I have often said convenience stores need to keep a watchful eye on Walgreen’s, now and in the future, as the drug store chain surely has the muscle to get very aggressive very fast from a marketing and investment standpoint. But do we really think that Walgreens can evolve its operating model so quickly as to shift the hiring focus to the foodservice workers it will need to compete on a large scale? Walgreens will have to be a lot more creative and inventive in foodservice than it was in its attempt to take convenience beverage business when it launched Café W last year.
After all, c-store retailing in America is a very diverse business channel that is nimble, willing to try new things, and very competitive, to say the least. Convenience customers are creatures of habit and convenience store SHU’s (Super Heavy Users) are very loyal, but not to a chain, or even to a sign on the front door.
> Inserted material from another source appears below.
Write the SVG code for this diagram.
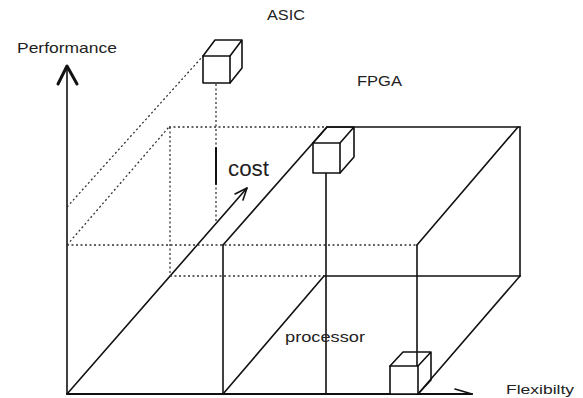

C-store customers are very loyal to the industry’s front line people that serve them every day. That’s right, you heard me, a little brand blasphemy! Now, I do believe there is value in flying a known brand like 7-Eleven or Circle K, but those who have worked behind the counter in a neighborhood store or even a high traffic store in a major city know what I am talking about. The regular customers, the ones who stop by three or four times a day, are loyal to the person behind the counter -- the employee who makes the effort to recognize and get to know the customers.
The employees in a well-run store know the customers they serve and the customers know the employees. They get to know each other’s names and who their kids are, and as long as convenience stores continue to source and find people that will make that one store their own, it will be fine. Operators cannot lose sight of this fact and need to strive to be better stewards of all of their trained and stable employees.
We have all seen it time and time again: A high volume store makes a lot of money and has significant cash flow, and it cranks along for several years doing well. Let’s say the store manager’s name is Miss Agnes, and she has run the store for a long time.
When Agnes retires, moves away, or just quits working (or, God forbid, is hired away by a competitor) the store sales and conditions drop off automatically. Sales decline and profits evaporate so fast it can be seen it all the way from the corporate office far off in the distance!
The convenience store industry must nurture, groom and appreciate employees like Miss Agnes, and impress upon her how important it is for them to hand pick, train and develop their team members to have the same great customer centric attitude. Operators need to develop programs that provide incentives for Agnes to develop more employees like herself month in and month out. If you look real close at your own Miss Agnes’ store crew, I bet you will find she has managed to hire a lot of folks just like herself.
While you are doing the obvious with Agnes, you need to come up with programs and initiatives that will allow you to replicate and replenish these “front counter warriors” who take on an almost impossible job and excel at it, every single day.
So far, the convenience store industry has managed to do that better than most any other channel. So if Walgreen's, Tesco or anybody learns how to take care of the single most-important asset we have better than we do, then we will all need to worry. If these new entrants into our convenience space scare you as an operator, then I challenge you to go out into your stores and learn what makes Miss Agnes keep ticking, while they keeping our registers humming.
God Bless Miss Agnes and the other front counter heroes like her!
Larry Miller is president of Miller Management & Consulting Services Inc. (MMCS), a nationally known consultancy founded in 1993, with the resources to bring generations of success and experience to any project. MMCS principals specialize in all types Convenience Retail with specialty focus on Traditional Convenience Retailing, Foodservice (on-the-go) Retailing, and Strategic Business Planning for the channel.
Editor's Note: The opinions expressed in this article are the author's, and do not necessarily reflect the views of Convenience Store News.